Goal
Up to and including the line with "ax.axhline(yv, color='black', lw=1.0, ls=(0, (7, 5)), zorder=1)", return every line from the start of the entries below exactly.

Exercise inputs
※
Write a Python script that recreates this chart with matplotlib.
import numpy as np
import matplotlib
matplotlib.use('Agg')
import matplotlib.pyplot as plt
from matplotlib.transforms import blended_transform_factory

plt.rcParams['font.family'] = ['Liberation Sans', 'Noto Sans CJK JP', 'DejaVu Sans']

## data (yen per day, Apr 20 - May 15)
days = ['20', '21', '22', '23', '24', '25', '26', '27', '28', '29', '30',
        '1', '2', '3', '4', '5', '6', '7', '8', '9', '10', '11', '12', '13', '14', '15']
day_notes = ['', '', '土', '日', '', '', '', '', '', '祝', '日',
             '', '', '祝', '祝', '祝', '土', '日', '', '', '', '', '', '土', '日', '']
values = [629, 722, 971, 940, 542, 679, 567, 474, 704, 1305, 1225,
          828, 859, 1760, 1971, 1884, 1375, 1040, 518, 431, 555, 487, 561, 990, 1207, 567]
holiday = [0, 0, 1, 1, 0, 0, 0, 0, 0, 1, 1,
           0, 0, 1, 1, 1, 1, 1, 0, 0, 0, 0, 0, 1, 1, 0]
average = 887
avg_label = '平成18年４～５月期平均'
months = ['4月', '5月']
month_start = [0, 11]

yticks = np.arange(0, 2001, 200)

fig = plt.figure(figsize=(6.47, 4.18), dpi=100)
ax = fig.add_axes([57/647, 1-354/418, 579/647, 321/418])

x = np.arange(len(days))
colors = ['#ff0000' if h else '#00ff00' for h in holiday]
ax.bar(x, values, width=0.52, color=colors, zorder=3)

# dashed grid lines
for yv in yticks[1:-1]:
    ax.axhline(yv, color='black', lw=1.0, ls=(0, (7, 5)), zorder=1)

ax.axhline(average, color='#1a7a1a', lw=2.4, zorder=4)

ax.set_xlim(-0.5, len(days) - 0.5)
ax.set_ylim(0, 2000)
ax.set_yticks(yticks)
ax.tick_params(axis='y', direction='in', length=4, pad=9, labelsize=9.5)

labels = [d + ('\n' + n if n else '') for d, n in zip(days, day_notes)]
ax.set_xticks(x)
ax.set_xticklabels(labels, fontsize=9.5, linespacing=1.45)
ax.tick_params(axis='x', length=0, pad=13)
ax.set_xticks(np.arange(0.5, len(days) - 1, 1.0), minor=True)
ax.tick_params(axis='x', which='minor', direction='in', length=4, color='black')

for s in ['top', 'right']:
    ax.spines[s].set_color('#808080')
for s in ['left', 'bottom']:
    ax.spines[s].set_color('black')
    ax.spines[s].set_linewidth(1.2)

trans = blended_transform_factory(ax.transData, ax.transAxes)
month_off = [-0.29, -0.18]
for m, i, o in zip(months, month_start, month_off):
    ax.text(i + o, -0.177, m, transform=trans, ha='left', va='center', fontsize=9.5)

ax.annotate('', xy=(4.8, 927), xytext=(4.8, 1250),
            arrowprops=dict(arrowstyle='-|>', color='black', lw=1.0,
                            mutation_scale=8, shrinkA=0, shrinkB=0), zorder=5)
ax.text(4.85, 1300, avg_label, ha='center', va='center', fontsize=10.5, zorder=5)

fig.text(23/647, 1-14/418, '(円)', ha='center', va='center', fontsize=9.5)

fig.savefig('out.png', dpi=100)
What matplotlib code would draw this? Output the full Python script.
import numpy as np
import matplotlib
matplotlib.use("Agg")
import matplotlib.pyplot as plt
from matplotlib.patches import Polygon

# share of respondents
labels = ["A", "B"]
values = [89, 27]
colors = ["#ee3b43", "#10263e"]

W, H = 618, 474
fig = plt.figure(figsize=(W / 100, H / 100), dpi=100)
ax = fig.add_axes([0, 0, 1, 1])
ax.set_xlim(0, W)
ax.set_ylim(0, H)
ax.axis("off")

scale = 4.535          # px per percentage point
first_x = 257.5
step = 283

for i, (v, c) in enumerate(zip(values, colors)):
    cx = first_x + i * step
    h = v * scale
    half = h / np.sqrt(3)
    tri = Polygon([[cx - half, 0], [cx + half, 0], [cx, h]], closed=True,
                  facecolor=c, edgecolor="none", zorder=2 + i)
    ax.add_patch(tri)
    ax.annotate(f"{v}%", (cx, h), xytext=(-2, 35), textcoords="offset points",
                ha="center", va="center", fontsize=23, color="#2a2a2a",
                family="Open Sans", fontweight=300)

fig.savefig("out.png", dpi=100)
※
The result
Write a Python script that recreates this chart with matplotlib.
import numpy as np
import matplotlib
matplotlib.use('Agg')
import matplotlib.pyplot as plt
from matplotlib.transforms import blended_transform_factory

plt.rcParams['font.family'] = ['Liberation Sans', 'Noto Sans CJK JP', 'DejaVu Sans']

## data (yen per day, Apr 20 - May 15)
days = ['20', '21', '22', '23', '24', '25', '26', '27', '28', '29', '30',
        '1', '2', '3', '4', '5', '6', '7', '8', '9', '10', '11', '12', '13', '14', '15']
day_notes = ['', '', '土', '日', '', '', '', '', '', '祝', '日',
             '', '', '祝', '祝', '祝', '土', '日', '', '', '', '', '', '土', '日', '']
values = [629, 722, 971, 940, 542, 679, 567, 474, 704, 1305, 1225,
          828, 859, 1760, 1971, 1884, 1375, 1040, 518, 431, 555, 487, 561, 990, 1207, 567]
holiday = [0, 0, 1, 1, 0, 0, 0, 0, 0, 1, 1,
           0, 0, 1, 1, 1, 1, 1, 0, 0, 0, 0, 0, 1, 1, 0]
average = 887
avg_label = '平成18年４～５月期平均'
months = ['4月', '5月']
month_start = [0, 11]

yticks = np.arange(0, 2001, 200)

fig = plt.figure(figsize=(6.47, 4.18), dpi=100)
ax = fig.add_axes([57/647, 1-354/418, 579/647, 321/418])

x = np.arange(len(days))
colors = ['#ff0000' if h else '#00ff00' for h in holiday]
ax.bar(x, values, width=0.52, color=colors, zorder=3)

# dashed grid lines
for yv in yticks[1:-1]:
    ax.axhline(yv, color='black', lw=1.0, ls=(0, (7, 5)), zorder=1)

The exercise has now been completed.